**Aim of the task**. Find the line containing "Write a LaTeX", then return it and every line after it through the end of the records, exactly. Leave out pictures.
%%
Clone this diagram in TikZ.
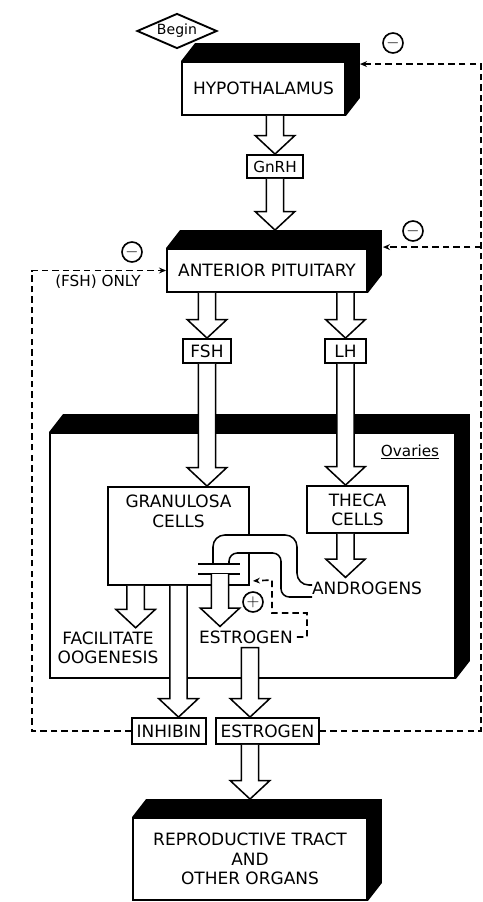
\documentclass[tikz,border=0pt]{standalone}
\usepackage{fontspec}
\setmainfont{DejaVu Sans}
\usetikzlibrary{calc,shapes.geometric,arrows.meta}

\newcommand{\arrshaft}{0.26cm}
\newcommand{\arrhead}{0.59cm}
\newcommand{\arrlen}{0.55cm}
% hollow block arrow, x taken from the first point
\newcommand{\blockarrow}[3][]{%
  \filldraw[hollow] let \p1=#2, \p2=#3 in
    (\x1-\arrshaft,\y1) -- (\x1-\arrshaft,\y2+\arrlen) -- (\x1-\arrhead,\y2+\arrlen)
    -- (\x1,\y2) -- (\x1+\arrhead,\y2+\arrlen) -- (\x1+\arrshaft,\y2+\arrlen)
    -- (\x1+\arrshaft,\y1) #1;}
% black top and right faces of a box
\newcommand{\slabfaces}[1]{%
  \fill (#1.north west) -- ++(14,-18) -- ($(#1.north east)+(14,-18)$)
    -- ($(#1.south east)+(14,-18)$) -- (#1.south east) -- (#1.north east) -- cycle;}

\begin{document}
\begin{tikzpicture}[
  x=0.03cm, y=-0.03cm,
  lbl/.style={font=\fontsize{14.5}{16.5}\selectfont, align=center},
  box/.style={draw, line width=1.6pt, fill=white, inner sep=0pt, lbl},
  hollow/.style={draw, line width=1.3pt, fill=white},
  pipe/.style={line width=1.3pt},
  fb/.style={dash pattern=on 5.5pt off 3.5pt, line width=1.4pt, -{Stealth[length=6pt,width=5pt]}},
  sign/.style={circle, draw, line width=1.4pt, minimum size=0.6cm, inner sep=0pt, font=\Large}
]
\path[use as bounding box, fill=white] (0,0) rectangle (483,902);

\node[box, shape=diamond, aspect=2.3, minimum width=2.4cm, minimum height=1.05cm,
  font=\fontsize{12}{14}\selectfont] (begin) at (177,31) {Begin};
\node[box, minimum width=4.89cm, minimum height=1.59cm] (hyp) at (263.5,88.5) {HYPOTHALAMUS};
\node[box, minimum width=1.68cm, minimum height=0.69cm, font=\fontsize{13}{15}\selectfont] (gnrh) at (275,166.5) {GnRH};
\node[box, minimum width=6cm, minimum height=1.29cm] (pit) at (267,270.5) {ANTERIOR PITUITARY};
\node[lbl, font=\fontsize{13}{15}\selectfont] (fshonly) at (98,282) {(FSH) ONLY};
\node[box, minimum width=1.44cm, minimum height=0.72cm] (fsh) at (207,351) {FSH};
\node[box, minimum width=1.23cm, minimum height=0.72cm] (lh) at (345.5,351) {LH};

% ovaries
\node[box, minimum width=12.15cm, minimum height=7.35cm] (ova) at (252.5,555.5) {};
\node[lbl, font=\fontsize{13}{15}\selectfont] (ovalbl) at (410,452) {\underline{Ovaries}};
\node[box, minimum width=4.23cm, minimum height=2.94cm] (gran) at (178.5,536) {};
\node[lbl, anchor=north] (granlbl) at ($(gran.north)+(0,5)$) {GRANULOSA\\CELLS};
\node[box, minimum width=3.03cm, minimum height=1.41cm] (theca) at (357.5,509.5) {THECA\\CELLS};
\node[lbl] (andro) at (367,588) {ANDROGENS};
\node[lbl] (facil) at (108,648) {FACILITATE\\OOGENESIS};
\node[lbl] (estl) at (246,637) {ESTROGEN};

\node[box, minimum width=2.22cm, minimum height=0.78cm] (inh) at (169,731) {INHIBIN};
\node[box, minimum width=3.09cm, minimum height=0.78cm] (est) at (267.5,731) {ESTROGEN};
\node[box, minimum width=7.02cm, minimum height=2.46cm] (rep) at (250,859) {REPRODUCTIVE TRACT\\AND\\OTHER ORGANS};

\foreach \b in {hyp,pit,ova,rep}
  \slabfaces{\b};

\node[sign] (neghyp) at (393,43) {$-$};
\node[sign] (negpit) at (413,231) {$-$};
\node[sign] (negfsh) at (132,252) {$-$};
\node[sign] (posest) at (253,602) {$+$};

% androgens carried over to the granulosa cells
\fill[white, rounded corners=0.25cm] (213,564) -- (213,535) -- (297,535) -- (297,585) -- (312,585)
  -- (312,597) -- (281,597) -- (281,553) -- (229,553) -- (229,564) -- cycle;
\draw[pipe, rounded corners=0.35cm] (213,564) -- (213,535) -- (297,535) -- (297,585) -- (312,585);
\draw[pipe, rounded corners=0.25cm] (229,564) -- (229,553) -- (281,553) -- (281,597) -- (312,597);
\draw[pipe] (198,564) -- (240,564) (198,574) -- (240,574);

\blockarrow{(gnrh |- hyp.south)}{(gnrh.north)}
\blockarrow{(gnrh.south)}{($(gnrh |- pit.north)+(0,-18)$)}
\blockarrow{(fsh |- pit.south)}{(fsh.north)}
\blockarrow{(lh |- pit.south)}{(lh.north)}
\blockarrow{(fsh.south)}{(fsh |- gran.north)}
\blockarrow{(lh.south)}{(lh |- theca.north)}
\blockarrow{(lh |- theca.south)}{(lh |- andro.north)}
\coordinate (facin) at ($(gran.south west)!0.2!(gran.south east)$);
\blockarrow{(facin)}{(facin |- facil.north)}
\blockarrow{(gran.south)}{(gran.south |- inh.north)}
\coordinate (pipeend) at (220,574);
\blockarrow{(pipeend)}{(pipeend |- estl.north)}
\blockarrow[-- cycle]{(rep |- estl.south)}{(rep |- est.north)}
\blockarrow{(rep |- est.south)}{($(rep.north)+(0,-18)$)}

% feedback
\coordinate (fbR) at (481,0);
\coordinate (fbL) at (32,0);
\coordinate (hypin) at ($(hyp.north east)+(14,3)$);
\coordinate (pitin) at ($(pit.north east)+(15,-1)$);
\draw[fb] (est.east) -- (est.east -| fbR) -- (fbR |- hypin) -- (hypin);
\draw[fb] (fbR |- pitin) -- (pitin);
\draw[fb] (inh.west) -- (inh.west -| fbL) -- (fbL |- pit.west) -- (pit.west);
\draw[fb] (estl.east) -- ++(10,0) -- ++(0,-24) -- ++(-35,0) -- ++(0,-33) -- ($(gran.south east)+(3,-5)$);
\end{tikzpicture}
\end{document}
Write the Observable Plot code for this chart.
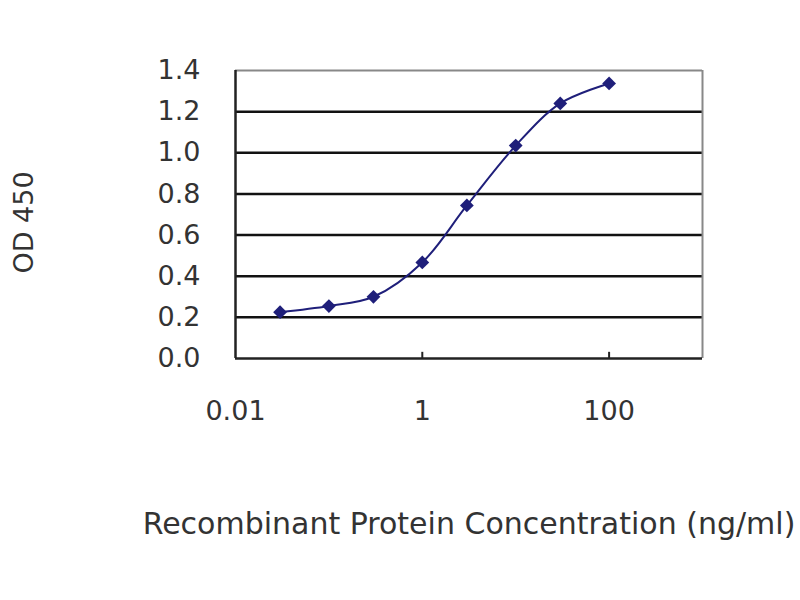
<!DOCTYPE html>
<html>
<head>
<meta charset="utf-8">
<script src="https://cdn.jsdelivr.net/npm/d3@7"></script>
<script src="https://cdn.jsdelivr.net/npm/@observablehq/plot@0.6"></script>
<style>
  html, body { margin: 0; padding: 0; background: #fff; }
</style>
</head>
<body>
<div id="chart"></div>
<script>
const concentrations = [0.03, 0.1, 0.3, 1, 3, 10, 30, 100];
const od450 = [0.225, 0.255, 0.30, 0.467, 0.744, 1.035, 1.24, 1.337];
const xTicks = [0.01, 1, 100];
const yTicks = [0, 0.2, 0.4, 0.6, 0.8, 1.0, 1.2, 1.4];
const gridValues = [0.2, 0.4, 0.6, 0.8, 1.0, 1.2];
const xTitle = "Recombinant Protein Concentration (ng/ml)";
const yTitle = "OD 450";

const data = concentrations.map((c, i) => ({c, od: od450[i]}));
const navy = "#1f1f7a";

const chart = Plot.plot({
  width: 800,
  height: 600,
  marginLeft: 235,
  marginRight: 98,
  marginTop: 70,
  marginBottom: 242,
  x: {type: "log", domain: [0.01, 1000]},
  y: {domain: [0, 1.4]},
  style: {fontFamily: "DejaVu Sans", fontSize: "27px", color: "#333", background: "#fff"},
  marks: [
    Plot.ruleY(gridValues, {stroke: "#111", strokeWidth: 2.5}),
    Plot.ruleY([1.4], {stroke: "#888", strokeWidth: 2}),
    Plot.ruleX([1000], {stroke: "#888", strokeWidth: 2}),
    Plot.ruleX([0.01], {stroke: "#222", strokeWidth: 2.5}),
    Plot.ruleY([0], {stroke: "#222", strokeWidth: 2.5}),
    Plot.ruleX([1, 100], {y1: 0, y2: 0.03, stroke: "#222", strokeWidth: 2}),
    Plot.axisX({ticks: xTicks, tickFormat: d => String(d), tickSize: 0, tickPadding: 42, label: null, fill: "#333"}),
    Plot.axisY({ticks: yTicks, tickFormat: d3.format(".1f"), tickSize: 0, tickPadding: 35, label: null, fill: "#333"}),
    Plot.line(data, {x: "c", y: "od", curve: "catmull-rom", stroke: navy, strokeWidth: 2}),
    Plot.dot(data, {x: "c", y: "od", symbol: "square", rotate: 45, fill: navy, r: 5.5}),
    Plot.text([xTitle], {frameAnchor: "bottom", dy: 175, fontSize: 30, fill: "#333"}),
    Plot.text([yTitle], {frameAnchor: "left", textAnchor: "middle", dx: -211, dy: 8, rotate: -90, fontSize: 27, fill: "#333"})
  ]
});
document.getElementById("chart").appendChild(chart);
</script>
</body>
</html>
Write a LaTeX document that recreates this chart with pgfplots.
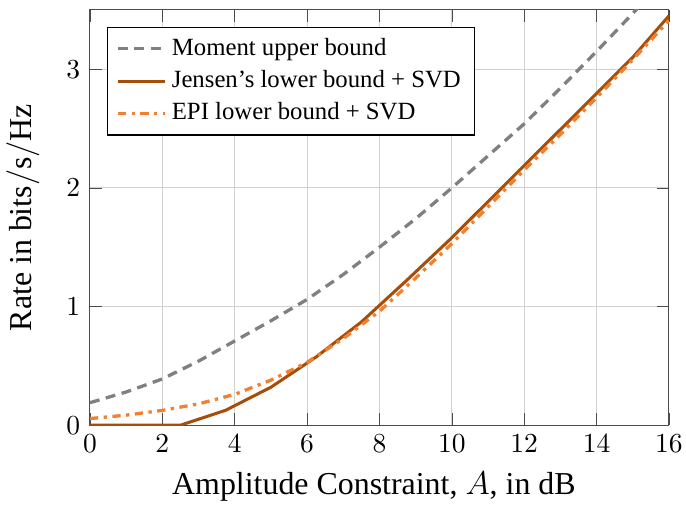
\documentclass[border=0pt]{standalone}
\usepackage{fontspec}
\setmainfont{Liberation Serif}
\usepackage{pgfplots}
\pgfplotsset{compat=1.18}
\definecolor{MomGray}{RGB}{128,128,128}
\definecolor{JenBrown}{RGB}{166,77,8}
\definecolor{EpiOrange}{RGB}{242,128,48}

\begin{document}
\begin{tikzpicture}
\begin{axis}[
	scale only axis,
	width=210.5pt,
	height=151pt,
	xmin=0, xmax=16,
	ymin=0, ymax=3.5,
	xtick={0,2,...,16},
	ytick={0,1,2,3},
	grid=major,
	major grid style={line width=0.4pt, draw=gray!35},
	axis line style={draw=black!70},
	tick style={draw=black!70},
	tick label style={font=\fontsize{10}{12}\selectfont},
	label style={font=\fontsize{11.6}{14}\selectfont},
	xlabel={Amplitude Constraint, $A$, in dB},
	xlabel style={xshift=-2pt},
	ylabel={Rate in $\mathrm{bits/s/Hz}$},
	ylabel shift=3pt,
	legend style={at={(0.03,0.96)}, anchor=north west, font=\fontsize{9}{11}\selectfont, draw=black, cells={anchor=west}},
]
\addplot[MomGray, line width=1.2pt, dash pattern=on 3.6pt off 2.4pt] coordinates {
(0,0.19) (1,0.28) (2,0.39) (3,0.54) (4,0.71) (5,0.88) (6,1.06) (7,1.27) (8,1.50)
(9,1.74) (10,2.00) (11,2.27) (12,2.54) (13,2.84) (14,3.15) (15,3.47) (16,3.80)};
\addlegendentry{Moment upper bound}
\addplot[JenBrown, line width=1.1pt] coordinates {
(0,0) (1.25,0) (2.5,0) (3.75,0.126) (5,0.32) (6.25,0.575) (7.5,0.87) (8.75,1.22)
(10,1.58) (11.25,1.96) (12.5,2.34) (13.75,2.72) (15,3.10) (16,3.45)};
\addlegendentry{Jensen's lower bound + SVD}
\addplot[EpiOrange, line width=1.2pt, dashdotted] coordinates {
(0,0.056) (1,0.085) (2,0.125) (3,0.18) (4,0.26) (5,0.38) (6,0.53) (7,0.73) (8,0.96)
(9,1.24) (10,1.53) (11,1.84) (12,2.15) (13,2.45) (14,2.76) (15,3.08) (16,3.41)};
\addlegendentry{EPI lower bound + SVD}
\end{axis}
\pgfresetboundingbox
\path[use as bounding box] ([xshift=-32.7pt,yshift=-29.5pt]current axis.south west)
	rectangle ([xshift=6.2pt,yshift=3.6pt]current axis.north east);
\end{tikzpicture}
\end{document}
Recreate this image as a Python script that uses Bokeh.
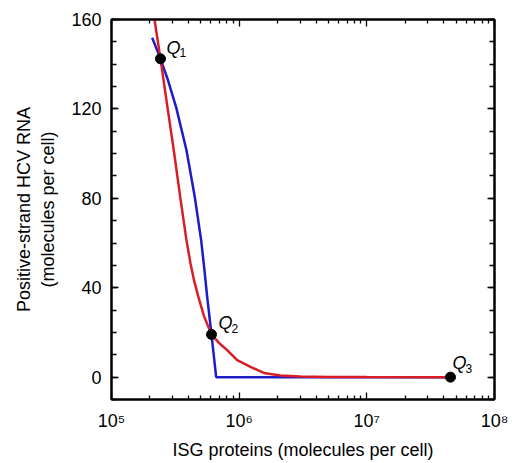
%%
**Final result**.
Write a LaTeX document that recreates this chart with pgfplots.
\documentclass[border=0pt]{standalone}
\usepackage{fontspec}
\setmainfont{Liberation Serif}
\usepackage{pgfplots}
\pgfplotsset{compat=1.18}
\definecolor{MomGray}{RGB}{128,128,128}
\definecolor{JenBrown}{RGB}{166,77,8}
\definecolor{EpiOrange}{RGB}{242,128,48}

\begin{document}
\begin{tikzpicture}
\begin{axis}[
	scale only axis,
	width=210.5pt,
	height=151pt,
	xmin=0, xmax=16,
	ymin=0, ymax=3.5,
	xtick={0,2,...,16},
	ytick={0,1,2,3},
	grid=major,
	major grid style={line width=0.4pt, draw=gray!35},
	axis line style={draw=black!70},
	tick style={draw=black!70},
	tick label style={font=\fontsize{10}{12}\selectfont},
	label style={font=\fontsize{11.6}{14}\selectfont},
	xlabel={Amplitude Constraint, $A$, in dB},
	xlabel style={xshift=-2pt},
	ylabel={Rate in $\mathrm{bits/s/Hz}$},
	ylabel shift=3pt,
	legend style={at={(0.03,0.96)}, anchor=north west, font=\fontsize{9}{11}\selectfont, draw=black, cells={anchor=west}},
]
\addplot[MomGray, line width=1.2pt, dash pattern=on 3.6pt off 2.4pt] coordinates {
(0,0.19) (1,0.28) (2,0.39) (3,0.54) (4,0.71) (5,0.88) (6,1.06) (7,1.27) (8,1.50)
(9,1.74) (10,2.00) (11,2.27) (12,2.54) (13,2.84) (14,3.15) (15,3.47) (16,3.80)};
\addlegendentry{Moment upper bound}
\addplot[JenBrown, line width=1.1pt] coordinates {
(0,0) (1.25,0) (2.5,0) (3.75,0.126) (5,0.32) (6.25,0.575) (7.5,0.87) (8.75,1.22)
(10,1.58) (11.25,1.96) (12.5,2.34) (13.75,2.72) (15,3.10) (16,3.45)};
\addlegendentry{Jensen's lower bound + SVD}
\addplot[EpiOrange, line width=1.2pt, dashdotted] coordinates {
(0,0.056) (1,0.085) (2,0.125) (3,0.18) (4,0.26) (5,0.38) (6,0.53) (7,0.73) (8,0.96)
(9,1.24) (10,1.53) (11,1.84) (12,2.15) (13,2.45) (14,2.76) (15,3.08) (16,3.41)};
\addlegendentry{EPI lower bound + SVD}
\end{axis}
\pgfresetboundingbox
\path[use as bounding box] ([xshift=-32.7pt,yshift=-29.5pt]current axis.south west)
	rectangle ([xshift=6.2pt,yshift=3.6pt]current axis.north east);
\end{tikzpicture}
\end{document}
Recreate this image as a Python script that uses Bokeh.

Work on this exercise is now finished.